COLLECTED MATERIAL ▸
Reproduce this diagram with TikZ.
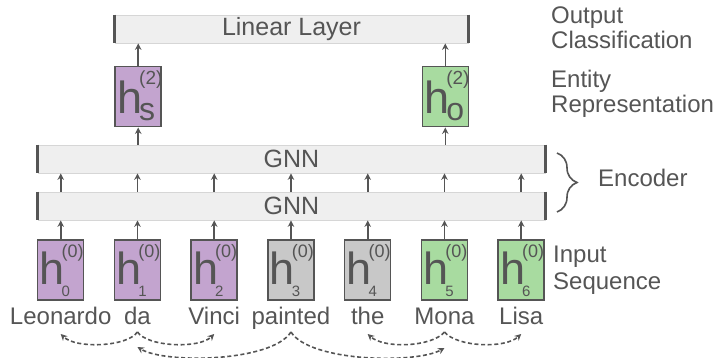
\documentclass[tikz,border=0pt]{standalone}
\usepackage{fontspec}
\setmainfont{Liberation Sans}
\usetikzlibrary{arrows.meta,decorations.pathreplacing,calc}
\definecolor{ink}{HTML}{555555}
\definecolor{purp}{HTML}{C3A4CF}
\definecolor{grn}{HTML}{A8DBA0}
\definecolor{gry}{HTML}{C8C8C8}
\definecolor{barfill}{HTML}{EFEFEF}
\definecolor{barline}{HTML}{D6D6D6}
\newcommand{\hlab}[7]{% sup, sub, subsize, supraise, subdrop, supsize
{\fontsize{45}{45}\selectfont h}\kern-3pt\makebox[20pt][l]{\rlap{\raisebox{#4}{\fontsize{#6}{#6}\selectfont(#1)}}\raisebox{-#5}{\fontsize{#3}{#3}\selectfont #2}}}
\begin{document}
\begin{tikzpicture}[x=1pt,y=-1pt,
  txt/.style={font=\fontsize{24}{26}\selectfont, text=ink, inner sep=0pt},
  hbox/.style={draw=ink, line width=1.5pt, minimum width=46pt, inner sep=0pt, text=ink, align=left},
  inbox/.style={hbox, text height=45pt, text depth=15pt},
  topbox/.style={hbox, text height=46.6pt, text depth=13.4pt},
  bar/.style={draw=barline, fill=barfill, line width=0.8pt, inner sep=0pt, minimum height=28pt, font=\fontsize{25}{26}\selectfont, text=ink},
  barend/.style={draw=ink, line width=2.6pt},
  up/.style={draw=ink, line width=1.6pt, -{Stealth[length=6.5pt,width=6.5pt]}},
  dep/.style={draw=ink, line width=1.6pt, dash pattern=on 4pt off 2.6pt, -{Stealth[length=6.5pt,width=6.5pt]}},
]
\useasboundingbox (0,0) rectangle (724,358);

% bars
\node[bar, minimum width=353pt] (lin) at (291.5,29) {Linear Layer};
\node[bar, minimum width=507pt] (gnnB) at (291.5,159) {GNN};
\node[bar, minimum width=507pt] (gnnA) at (291.5,206) {GNN};
\foreach \b in {lin,gnnB,gnnA}{
  \draw[barend] (\b.north west) -- (\b.south west);
  \draw[barend] (\b.north east) -- (\b.south east);
}

% input boxes
\foreach \i/\c in {0/purp,1/purp,2/purp,3/gry,4/gry,5/grn,6/grn}{
  \node[inbox, fill=\c] (h\i) at ({60.7+76.75*\i},270) {\hlab{0}{\i}{15}{27pt}{11.7pt}{18}{}};
  \draw[up] (h\i.north) -- (h\i.north |- gnnA.south);
  \draw[up] (h\i.north |- gnnA.north) -- (h\i.north |- gnnB.south);
}

% entity boxes
\node[topbox, fill=purp] (hs) at (138.2,96.7) {\hlab{2}{s}{32}{29pt}{7pt}{19}{}};
\node[topbox, fill=grn] (ho) at (445.3,96.7) {\hlab{2}{o}{32}{29pt}{7pt}{19}{}};
\foreach \e in {hs,ho}{
  \draw[up] (\e.south |- gnnB.north) -- (\e.south);
  \draw[up] (\e.north) -- (\e.north |- lin.south);
}

% words
\foreach \i/\w in {0/Leonardo,1/da,2/Vinci,3/painted,4/the,5/Mona,6/Lisa}{
  \node[txt, anchor=base] (w\i) at ({60.7+76.75*\i},325) {\w};
}

% dependency arcs
\coordinate (s1) at ($(w1.base)+(0,7)$);
\coordinate (s3) at ($(w3.base)+(0,7)$);
\coordinate (s5) at ($(w5.base)+(0,7)$);
\coordinate (e0) at ($(w0.base)+(0,9)$);
\coordinate (e2) at ($(w2.base)+(0,9)$);
\coordinate (e4) at ($(w4.base)+(0,9)$);
\coordinate (e6) at ($(w6.base)+(0,9)$);
\coordinate (e1) at ($(w1.base)+(0,22)$);
\coordinate (e5) at ($(w5.base)+(0,23)$);
\draw[dep] (s1) .. controls (127,347) and (76,349) .. (e0);
\draw[dep] (s1) .. controls (148,347) and (199,349) .. (e2);
\draw[dep] (s3) .. controls (272,362) and (165,364) .. (e1);
\draw[dep] (s3) .. controls (310,362) and (416,364) .. (e5);
\draw[dep] (s5) .. controls (432,347) and (384,349) .. (e4);
\draw[dep] (s5) .. controls (457,347) and (505,349) .. (e6);

% right labels
\node[txt, anchor=base west] (out1) at (551,24) {Output};
\node[txt, anchor=base west] (out2) at (551,49) {Classification};
\node[txt, anchor=base west] (ent1) at (551,88) {Entity};
\node[txt, anchor=base west] (ent2) at (551,113) {Representation};
\node[txt, anchor=base west] (enc) at (598,187) {Encoder};
\node[txt, anchor=base west] (inp1) at (553,263) {Input};
\node[txt, anchor=base west] (inp2) at (553,290) {Sequence};
\coordinate (bt) at (557,153);
\coordinate (bb) at (557,212);
\draw[ink, line width=1.6pt, decorate, decoration={brace, amplitude=20pt, aspect=0.5}] (bt) -- (bb);
\end{tikzpicture}
\end{document}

WHAT THIS TASK INVOLVES ▸
Copy the material exactly. Do not include the pictures.

SOLUTION TO THIS EXERCISE ▸
Reproduce this diagram with TikZ.
\documentclass[tikz,border=0pt]{standalone}
\usepackage{fontspec}
\setmainfont{Liberation Sans}
\usetikzlibrary{arrows.meta,decorations.pathreplacing,calc}
\definecolor{ink}{HTML}{555555}
\definecolor{purp}{HTML}{C3A4CF}
\definecolor{grn}{HTML}{A8DBA0}
\definecolor{gry}{HTML}{C8C8C8}
\definecolor{barfill}{HTML}{EFEFEF}
\definecolor{barline}{HTML}{D6D6D6}
\newcommand{\hlab}[7]{% sup, sub, subsize, supraise, subdrop, supsize
{\fontsize{45}{45}\selectfont h}\kern-3pt\makebox[20pt][l]{\rlap{\raisebox{#4}{\fontsize{#6}{#6}\selectfont(#1)}}\raisebox{-#5}{\fontsize{#3}{#3}\selectfont #2}}}
\begin{document}
\begin{tikzpicture}[x=1pt,y=-1pt,
  txt/.style={font=\fontsize{24}{26}\selectfont, text=ink, inner sep=0pt},
  hbox/.style={draw=ink, line width=1.5pt, minimum width=46pt, inner sep=0pt, text=ink, align=left},
  inbox/.style={hbox, text height=45pt, text depth=15pt},
  topbox/.style={hbox, text height=46.6pt, text depth=13.4pt},
  bar/.style={draw=barline, fill=barfill, line width=0.8pt, inner sep=0pt, minimum height=28pt, font=\fontsize{25}{26}\selectfont, text=ink},
  barend/.style={draw=ink, line width=2.6pt},
  up/.style={draw=ink, line width=1.6pt, -{Stealth[length=6.5pt,width=6.5pt]}},
  dep/.style={draw=ink, line width=1.6pt, dash pattern=on 4pt off 2.6pt, -{Stealth[length=6.5pt,width=6.5pt]}},
]
\useasboundingbox (0,0) rectangle (724,358);

% bars
\node[bar, minimum width=353pt] (lin) at (291.5,29) {Linear Layer};
\node[bar, minimum width=507pt] (gnnB) at (291.5,159) {GNN};
\node[bar, minimum width=507pt] (gnnA) at (291.5,206) {GNN};
\foreach \b in {lin,gnnB,gnnA}{
  \draw[barend] (\b.north west) -- (\b.south west);
  \draw[barend] (\b.north east) -- (\b.south east);
}

% input boxes
\foreach \i/\c in {0/purp,1/purp,2/purp,3/gry,4/gry,5/grn,6/grn}{
  \node[inbox, fill=\c] (h\i) at ({60.7+76.75*\i},270) {\hlab{0}{\i}{15}{27pt}{11.7pt}{18}{}};
  \draw[up] (h\i.north) -- (h\i.north |- gnnA.south);
  \draw[up] (h\i.north |- gnnA.north) -- (h\i.north |- gnnB.south);
}

% entity boxes
\node[topbox, fill=purp] (hs) at (138.2,96.7) {\hlab{2}{s}{32}{29pt}{7pt}{19}{}};
\node[topbox, fill=grn] (ho) at (445.3,96.7) {\hlab{2}{o}{32}{29pt}{7pt}{19}{}};
\foreach \e in {hs,ho}{
  \draw[up] (\e.south |- gnnB.north) -- (\e.south);
  \draw[up] (\e.north) -- (\e.north |- lin.south);
}

% words
\foreach \i/\w in {0/Leonardo,1/da,2/Vinci,3/painted,4/the,5/Mona,6/Lisa}{
  \node[txt, anchor=base] (w\i) at ({60.7+76.75*\i},325) {\w};
}

% dependency arcs
\coordinate (s1) at ($(w1.base)+(0,7)$);
\coordinate (s3) at ($(w3.base)+(0,7)$);
\coordinate (s5) at ($(w5.base)+(0,7)$);
\coordinate (e0) at ($(w0.base)+(0,9)$);
\coordinate (e2) at ($(w2.base)+(0,9)$);
\coordinate (e4) at ($(w4.base)+(0,9)$);
\coordinate (e6) at ($(w6.base)+(0,9)$);
\coordinate (e1) at ($(w1.base)+(0,22)$);
\coordinate (e5) at ($(w5.base)+(0,23)$);
\draw[dep] (s1) .. controls (127,347) and (76,349) .. (e0);
\draw[dep] (s1) .. controls (148,347) and (199,349) .. (e2);
\draw[dep] (s3) .. controls (272,362) and (165,364) .. (e1);
\draw[dep] (s3) .. controls (310,362) and (416,364) .. (e5);
\draw[dep] (s5) .. controls (432,347) and (384,349) .. (e4);
\draw[dep] (s5) .. controls (457,347) and (505,349) .. (e6);

% right labels
\node[txt, anchor=base west] (out1) at (551,24) {Output};
\node[txt, anchor=base west] (out2) at (551,49) {Classification};
\node[txt, anchor=base west] (ent1) at (551,88) {Entity};
\node[txt, anchor=base west] (ent2) at (551,113) {Representation};
\node[txt, anchor=base west] (enc) at (598,187) {Encoder};
\node[txt, anchor=base west] (inp1) at (553,263) {Input};
\node[txt, anchor=base west] (inp2) at (553,290) {Sequence};
\coordinate (bt) at (557,153);
\coordinate (bb) at (557,212);
\draw[ink, line width=1.6pt, decorate, decoration={brace, amplitude=20pt, aspect=0.5}] (bt) -- (bb);
\end{tikzpicture}
\end{document}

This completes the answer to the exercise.